▶ _Provided material_:
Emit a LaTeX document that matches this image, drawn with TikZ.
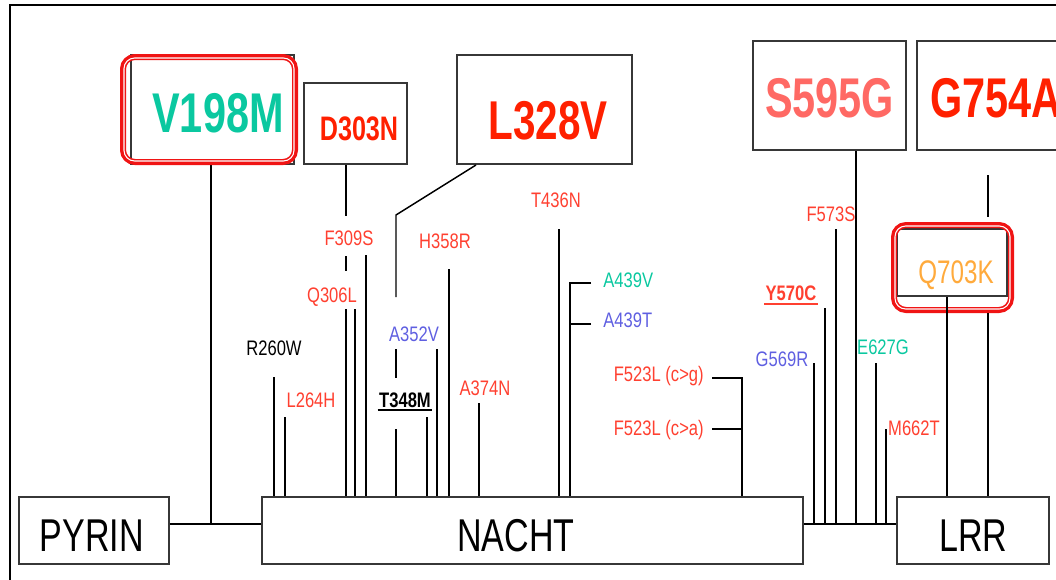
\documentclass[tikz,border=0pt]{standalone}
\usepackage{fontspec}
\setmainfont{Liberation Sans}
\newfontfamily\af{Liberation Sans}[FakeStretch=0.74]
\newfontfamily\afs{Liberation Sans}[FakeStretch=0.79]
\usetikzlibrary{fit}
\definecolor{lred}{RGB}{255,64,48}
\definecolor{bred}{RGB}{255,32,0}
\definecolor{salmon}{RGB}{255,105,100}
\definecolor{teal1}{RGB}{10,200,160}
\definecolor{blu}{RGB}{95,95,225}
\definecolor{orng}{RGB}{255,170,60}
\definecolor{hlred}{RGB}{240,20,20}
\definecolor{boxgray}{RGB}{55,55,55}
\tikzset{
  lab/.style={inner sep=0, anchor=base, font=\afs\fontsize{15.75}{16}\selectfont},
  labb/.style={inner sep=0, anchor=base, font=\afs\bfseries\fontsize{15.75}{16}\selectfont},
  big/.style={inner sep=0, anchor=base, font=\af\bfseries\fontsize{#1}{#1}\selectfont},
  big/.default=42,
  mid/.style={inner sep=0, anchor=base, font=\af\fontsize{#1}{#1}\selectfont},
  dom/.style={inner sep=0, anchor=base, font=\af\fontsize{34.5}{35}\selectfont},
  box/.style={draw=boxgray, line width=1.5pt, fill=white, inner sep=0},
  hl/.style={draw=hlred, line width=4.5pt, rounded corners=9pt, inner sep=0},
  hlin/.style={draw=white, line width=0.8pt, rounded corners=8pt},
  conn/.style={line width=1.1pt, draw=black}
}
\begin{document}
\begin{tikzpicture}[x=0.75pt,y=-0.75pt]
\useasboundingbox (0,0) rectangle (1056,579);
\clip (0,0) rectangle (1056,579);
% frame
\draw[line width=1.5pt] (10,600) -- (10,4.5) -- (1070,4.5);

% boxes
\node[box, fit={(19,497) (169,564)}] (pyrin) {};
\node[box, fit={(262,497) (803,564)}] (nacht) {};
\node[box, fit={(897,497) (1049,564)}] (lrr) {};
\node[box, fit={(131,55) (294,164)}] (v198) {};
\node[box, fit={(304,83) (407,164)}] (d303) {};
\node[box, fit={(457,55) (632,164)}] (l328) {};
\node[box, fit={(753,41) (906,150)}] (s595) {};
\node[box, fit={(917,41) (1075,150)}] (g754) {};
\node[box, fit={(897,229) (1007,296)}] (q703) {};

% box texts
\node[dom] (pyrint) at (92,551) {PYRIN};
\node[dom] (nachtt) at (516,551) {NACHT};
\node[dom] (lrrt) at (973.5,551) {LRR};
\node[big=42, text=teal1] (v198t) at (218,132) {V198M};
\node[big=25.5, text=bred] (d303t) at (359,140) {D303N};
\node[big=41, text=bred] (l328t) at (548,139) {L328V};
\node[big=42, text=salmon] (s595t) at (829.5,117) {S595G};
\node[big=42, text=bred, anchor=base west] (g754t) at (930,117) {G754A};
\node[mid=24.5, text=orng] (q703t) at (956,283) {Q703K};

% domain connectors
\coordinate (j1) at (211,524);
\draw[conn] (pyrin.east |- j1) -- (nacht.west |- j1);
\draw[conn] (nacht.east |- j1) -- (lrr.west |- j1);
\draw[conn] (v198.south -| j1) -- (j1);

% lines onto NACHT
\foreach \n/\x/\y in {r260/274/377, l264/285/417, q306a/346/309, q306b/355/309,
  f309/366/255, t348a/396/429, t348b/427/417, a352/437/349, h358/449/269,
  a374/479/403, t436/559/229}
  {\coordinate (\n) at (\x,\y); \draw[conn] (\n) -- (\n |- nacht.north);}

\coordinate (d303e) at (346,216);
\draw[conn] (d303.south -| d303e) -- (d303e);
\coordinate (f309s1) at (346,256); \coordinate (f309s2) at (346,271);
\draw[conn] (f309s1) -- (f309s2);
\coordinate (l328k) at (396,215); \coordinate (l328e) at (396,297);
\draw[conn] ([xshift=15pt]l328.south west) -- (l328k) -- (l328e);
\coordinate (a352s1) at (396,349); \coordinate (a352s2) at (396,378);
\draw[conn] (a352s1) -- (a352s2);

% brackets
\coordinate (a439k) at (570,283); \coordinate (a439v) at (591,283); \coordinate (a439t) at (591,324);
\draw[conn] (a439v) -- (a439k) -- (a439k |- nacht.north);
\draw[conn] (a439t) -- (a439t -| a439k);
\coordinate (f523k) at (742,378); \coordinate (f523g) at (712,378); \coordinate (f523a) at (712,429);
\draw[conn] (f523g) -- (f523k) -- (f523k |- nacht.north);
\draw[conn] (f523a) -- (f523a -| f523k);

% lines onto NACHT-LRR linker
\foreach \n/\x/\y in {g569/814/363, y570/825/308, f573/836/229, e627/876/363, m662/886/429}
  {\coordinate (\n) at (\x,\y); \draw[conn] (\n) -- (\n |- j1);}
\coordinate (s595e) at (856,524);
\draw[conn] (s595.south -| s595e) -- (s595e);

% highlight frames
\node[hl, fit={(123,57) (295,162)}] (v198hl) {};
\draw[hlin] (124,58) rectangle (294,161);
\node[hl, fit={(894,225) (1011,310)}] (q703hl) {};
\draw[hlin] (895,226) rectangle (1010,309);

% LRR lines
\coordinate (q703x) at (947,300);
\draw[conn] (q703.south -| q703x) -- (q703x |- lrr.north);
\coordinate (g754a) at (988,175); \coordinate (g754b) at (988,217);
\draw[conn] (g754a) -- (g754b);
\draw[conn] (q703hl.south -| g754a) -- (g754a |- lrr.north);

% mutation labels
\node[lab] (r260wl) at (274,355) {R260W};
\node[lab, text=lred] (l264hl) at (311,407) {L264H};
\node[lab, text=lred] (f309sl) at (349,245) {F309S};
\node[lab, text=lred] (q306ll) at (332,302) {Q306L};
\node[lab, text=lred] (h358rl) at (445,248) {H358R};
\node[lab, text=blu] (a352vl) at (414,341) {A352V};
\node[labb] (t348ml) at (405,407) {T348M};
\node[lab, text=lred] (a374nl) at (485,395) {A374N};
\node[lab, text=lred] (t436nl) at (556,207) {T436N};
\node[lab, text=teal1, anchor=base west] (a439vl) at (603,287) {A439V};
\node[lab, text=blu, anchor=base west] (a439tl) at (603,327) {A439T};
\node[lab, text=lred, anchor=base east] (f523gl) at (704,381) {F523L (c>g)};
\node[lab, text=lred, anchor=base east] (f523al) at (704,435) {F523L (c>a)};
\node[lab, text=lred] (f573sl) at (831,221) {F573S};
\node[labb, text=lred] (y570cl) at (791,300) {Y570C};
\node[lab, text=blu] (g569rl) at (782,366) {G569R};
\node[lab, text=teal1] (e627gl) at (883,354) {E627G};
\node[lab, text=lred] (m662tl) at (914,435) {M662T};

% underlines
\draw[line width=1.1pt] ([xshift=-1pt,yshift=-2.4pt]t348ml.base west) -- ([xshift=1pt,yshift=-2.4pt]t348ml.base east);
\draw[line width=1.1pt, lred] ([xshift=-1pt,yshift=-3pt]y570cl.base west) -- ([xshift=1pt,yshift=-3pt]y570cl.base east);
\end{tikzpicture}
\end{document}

▶ _Aim_: Without the pictures, write out all of the material exactly.

▶ _Answer to the problem_:
Emit a LaTeX document that matches this image, drawn with TikZ.
\documentclass[tikz,border=0pt]{standalone}
\usepackage{fontspec}
\setmainfont{Liberation Sans}
\newfontfamily\af{Liberation Sans}[FakeStretch=0.74]
\newfontfamily\afs{Liberation Sans}[FakeStretch=0.79]
\usetikzlibrary{fit}
\definecolor{lred}{RGB}{255,64,48}
\definecolor{bred}{RGB}{255,32,0}
\definecolor{salmon}{RGB}{255,105,100}
\definecolor{teal1}{RGB}{10,200,160}
\definecolor{blu}{RGB}{95,95,225}
\definecolor{orng}{RGB}{255,170,60}
\definecolor{hlred}{RGB}{240,20,20}
\definecolor{boxgray}{RGB}{55,55,55}
\tikzset{
  lab/.style={inner sep=0, anchor=base, font=\afs\fontsize{15.75}{16}\selectfont},
  labb/.style={inner sep=0, anchor=base, font=\afs\bfseries\fontsize{15.75}{16}\selectfont},
  big/.style={inner sep=0, anchor=base, font=\af\bfseries\fontsize{#1}{#1}\selectfont},
  big/.default=42,
  mid/.style={inner sep=0, anchor=base, font=\af\fontsize{#1}{#1}\selectfont},
  dom/.style={inner sep=0, anchor=base, font=\af\fontsize{34.5}{35}\selectfont},
  box/.style={draw=boxgray, line width=1.5pt, fill=white, inner sep=0},
  hl/.style={draw=hlred, line width=4.5pt, rounded corners=9pt, inner sep=0},
  hlin/.style={draw=white, line width=0.8pt, rounded corners=8pt},
  conn/.style={line width=1.1pt, draw=black}
}
\begin{document}
\begin{tikzpicture}[x=0.75pt,y=-0.75pt]
\useasboundingbox (0,0) rectangle (1056,579);
\clip (0,0) rectangle (1056,579);
% frame
\draw[line width=1.5pt] (10,600) -- (10,4.5) -- (1070,4.5);

% boxes
\node[box, fit={(19,497) (169,564)}] (pyrin) {};
\node[box, fit={(262,497) (803,564)}] (nacht) {};
\node[box, fit={(897,497) (1049,564)}] (lrr) {};
\node[box, fit={(131,55) (294,164)}] (v198) {};
\node[box, fit={(304,83) (407,164)}] (d303) {};
\node[box, fit={(457,55) (632,164)}] (l328) {};
\node[box, fit={(753,41) (906,150)}] (s595) {};
\node[box, fit={(917,41) (1075,150)}] (g754) {};
\node[box, fit={(897,229) (1007,296)}] (q703) {};

% box texts
\node[dom] (pyrint) at (92,551) {PYRIN};
\node[dom] (nachtt) at (516,551) {NACHT};
\node[dom] (lrrt) at (973.5,551) {LRR};
\node[big=42, text=teal1] (v198t) at (218,132) {V198M};
\node[big=25.5, text=bred] (d303t) at (359,140) {D303N};
\node[big=41, text=bred] (l328t) at (548,139) {L328V};
\node[big=42, text=salmon] (s595t) at (829.5,117) {S595G};
\node[big=42, text=bred, anchor=base west] (g754t) at (930,117) {G754A};
\node[mid=24.5, text=orng] (q703t) at (956,283) {Q703K};

% domain connectors
\coordinate (j1) at (211,524);
\draw[conn] (pyrin.east |- j1) -- (nacht.west |- j1);
\draw[conn] (nacht.east |- j1) -- (lrr.west |- j1);
\draw[conn] (v198.south -| j1) -- (j1);

% lines onto NACHT
\foreach \n/\x/\y in {r260/274/377, l264/285/417, q306a/346/309, q306b/355/309,
  f309/366/255, t348a/396/429, t348b/427/417, a352/437/349, h358/449/269,
  a374/479/403, t436/559/229}
  {\coordinate (\n) at (\x,\y); \draw[conn] (\n) -- (\n |- nacht.north);}

\coordinate (d303e) at (346,216);
\draw[conn] (d303.south -| d303e) -- (d303e);
\coordinate (f309s1) at (346,256); \coordinate (f309s2) at (346,271);
\draw[conn] (f309s1) -- (f309s2);
\coordinate (l328k) at (396,215); \coordinate (l328e) at (396,297);
\draw[conn] ([xshift=15pt]l328.south west) -- (l328k) -- (l328e);
\coordinate (a352s1) at (396,349); \coordinate (a352s2) at (396,378);
\draw[conn] (a352s1) -- (a352s2);

% brackets
\coordinate (a439k) at (570,283); \coordinate (a439v) at (591,283); \coordinate (a439t) at (591,324);
\draw[conn] (a439v) -- (a439k) -- (a439k |- nacht.north);
\draw[conn] (a439t) -- (a439t -| a439k);
\coordinate (f523k) at (742,378); \coordinate (f523g) at (712,378); \coordinate (f523a) at (712,429);
\draw[conn] (f523g) -- (f523k) -- (f523k |- nacht.north);
\draw[conn] (f523a) -- (f523a -| f523k);

% lines onto NACHT-LRR linker
\foreach \n/\x/\y in {g569/814/363, y570/825/308, f573/836/229, e627/876/363, m662/886/429}
  {\coordinate (\n) at (\x,\y); \draw[conn] (\n) -- (\n |- j1);}
\coordinate (s595e) at (856,524);
\draw[conn] (s595.south -| s595e) -- (s595e);

% highlight frames
\node[hl, fit={(123,57) (295,162)}] (v198hl) {};
\draw[hlin] (124,58) rectangle (294,161);
\node[hl, fit={(894,225) (1011,310)}] (q703hl) {};
\draw[hlin] (895,226) rectangle (1010,309);

% LRR lines
\coordinate (q703x) at (947,300);
\draw[conn] (q703.south -| q703x) -- (q703x |- lrr.north);
\coordinate (g754a) at (988,175); \coordinate (g754b) at (988,217);
\draw[conn] (g754a) -- (g754b);
\draw[conn] (q703hl.south -| g754a) -- (g754a |- lrr.north);

% mutation labels
\node[lab] (r260wl) at (274,355) {R260W};
\node[lab, text=lred] (l264hl) at (311,407) {L264H};
\node[lab, text=lred] (f309sl) at (349,245) {F309S};
\node[lab, text=lred] (q306ll) at (332,302) {Q306L};
\node[lab, text=lred] (h358rl) at (445,248) {H358R};
\node[lab, text=blu] (a352vl) at (414,341) {A352V};
\node[labb] (t348ml) at (405,407) {T348M};
\node[lab, text=lred] (a374nl) at (485,395) {A374N};
\node[lab, text=lred] (t436nl) at (556,207) {T436N};
\node[lab, text=teal1, anchor=base west] (a439vl) at (603,287) {A439V};
\node[lab, text=blu, anchor=base west] (a439tl) at (603,327) {A439T};
\node[lab, text=lred, anchor=base east] (f523gl) at (704,381) {F523L (c>g)};
\node[lab, text=lred, anchor=base east] (f523al) at (704,435) {F523L (c>a)};
\node[lab, text=lred] (f573sl) at (831,221) {F573S};
\node[labb, text=lred] (y570cl) at (791,300) {Y570C};
\node[lab, text=blu] (g569rl) at (782,366) {G569R};
\node[lab, text=teal1] (e627gl) at (883,354) {E627G};
\node[lab, text=lred] (m662tl) at (914,435) {M662T};

% underlines
\draw[line width=1.1pt] ([xshift=-1pt,yshift=-2.4pt]t348ml.base west) -- ([xshift=1pt,yshift=-2.4pt]t348ml.base east);
\draw[line width=1.1pt, lred] ([xshift=-1pt,yshift=-3pt]y570cl.base west) -- ([xshift=1pt,yshift=-3pt]y570cl.base east);
\end{tikzpicture}
\end{document}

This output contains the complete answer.